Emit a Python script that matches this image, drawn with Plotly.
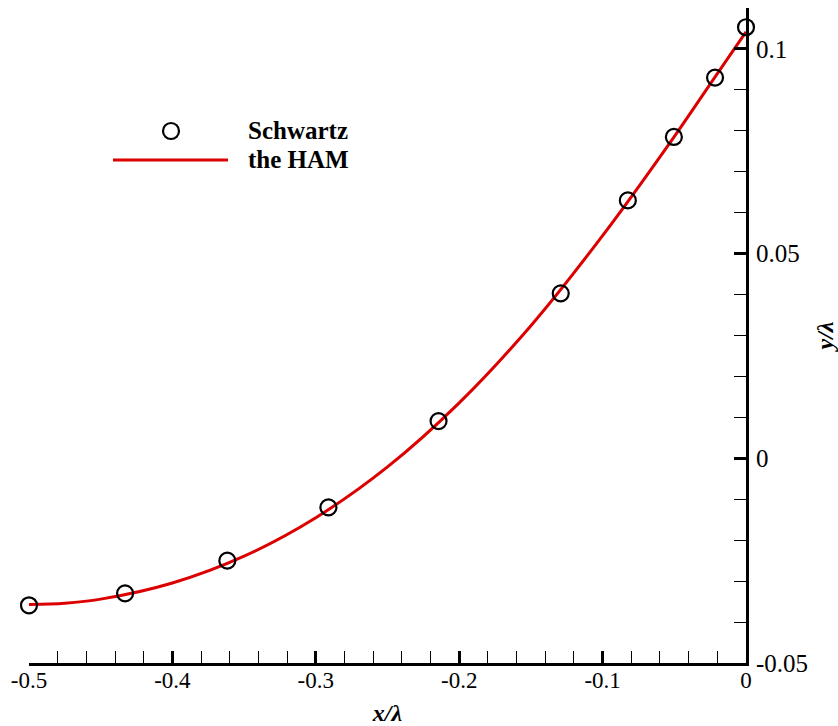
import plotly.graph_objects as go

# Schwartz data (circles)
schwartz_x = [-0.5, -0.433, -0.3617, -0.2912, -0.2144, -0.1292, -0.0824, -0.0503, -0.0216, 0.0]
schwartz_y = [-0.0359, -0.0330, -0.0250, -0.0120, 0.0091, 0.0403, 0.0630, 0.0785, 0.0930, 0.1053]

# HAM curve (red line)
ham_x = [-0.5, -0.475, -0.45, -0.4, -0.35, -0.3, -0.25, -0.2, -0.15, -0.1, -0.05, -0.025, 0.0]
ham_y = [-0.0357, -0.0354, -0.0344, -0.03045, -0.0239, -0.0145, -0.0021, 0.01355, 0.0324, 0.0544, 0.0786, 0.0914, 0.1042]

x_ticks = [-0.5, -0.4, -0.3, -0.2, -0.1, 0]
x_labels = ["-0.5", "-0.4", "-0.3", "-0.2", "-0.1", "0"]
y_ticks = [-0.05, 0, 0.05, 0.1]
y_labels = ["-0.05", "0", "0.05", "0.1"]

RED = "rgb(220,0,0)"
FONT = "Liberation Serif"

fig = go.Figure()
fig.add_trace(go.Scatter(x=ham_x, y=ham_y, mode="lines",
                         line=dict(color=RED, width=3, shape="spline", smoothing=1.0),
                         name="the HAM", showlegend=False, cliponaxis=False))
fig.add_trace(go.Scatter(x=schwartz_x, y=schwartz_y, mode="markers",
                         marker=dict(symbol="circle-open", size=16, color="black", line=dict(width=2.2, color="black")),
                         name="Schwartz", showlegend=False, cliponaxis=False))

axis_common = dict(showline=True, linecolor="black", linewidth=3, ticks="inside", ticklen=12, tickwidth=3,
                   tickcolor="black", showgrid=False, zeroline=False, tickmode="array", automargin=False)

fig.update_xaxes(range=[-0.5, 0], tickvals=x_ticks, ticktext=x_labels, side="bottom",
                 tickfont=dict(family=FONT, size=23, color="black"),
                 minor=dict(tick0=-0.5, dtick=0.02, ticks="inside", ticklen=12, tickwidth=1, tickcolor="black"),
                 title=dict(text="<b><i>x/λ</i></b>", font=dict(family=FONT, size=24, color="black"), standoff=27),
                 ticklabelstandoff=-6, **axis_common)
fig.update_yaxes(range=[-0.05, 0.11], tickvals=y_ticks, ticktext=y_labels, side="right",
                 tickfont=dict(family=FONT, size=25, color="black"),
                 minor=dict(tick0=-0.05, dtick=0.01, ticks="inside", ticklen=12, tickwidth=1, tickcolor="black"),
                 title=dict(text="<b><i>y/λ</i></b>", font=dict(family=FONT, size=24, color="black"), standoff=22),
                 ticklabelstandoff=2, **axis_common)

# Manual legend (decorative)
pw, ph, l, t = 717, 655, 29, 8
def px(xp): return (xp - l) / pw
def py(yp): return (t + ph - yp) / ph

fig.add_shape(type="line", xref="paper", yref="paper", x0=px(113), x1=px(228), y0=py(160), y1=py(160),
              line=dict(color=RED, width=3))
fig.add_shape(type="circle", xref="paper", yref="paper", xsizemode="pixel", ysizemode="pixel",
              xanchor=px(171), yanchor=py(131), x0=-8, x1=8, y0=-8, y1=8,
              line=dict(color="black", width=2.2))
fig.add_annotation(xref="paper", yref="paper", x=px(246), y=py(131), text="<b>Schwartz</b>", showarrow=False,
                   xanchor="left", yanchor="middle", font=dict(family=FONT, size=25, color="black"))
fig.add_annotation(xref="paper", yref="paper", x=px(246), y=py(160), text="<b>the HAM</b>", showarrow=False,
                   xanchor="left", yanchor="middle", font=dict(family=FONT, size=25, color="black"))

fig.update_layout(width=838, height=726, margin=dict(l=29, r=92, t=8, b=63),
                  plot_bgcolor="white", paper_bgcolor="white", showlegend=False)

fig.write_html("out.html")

= = = = = = =

» GIVEN INSTRUCTION
Please reproduce the listing exactly from its opening line through the line that contains "import plotly.graph_objects as go", both included, with all pictures omitted.

» COMPLETE ANSWER
Emit a Python script that matches this image, drawn with Plotly.
import plotly.graph_objects as go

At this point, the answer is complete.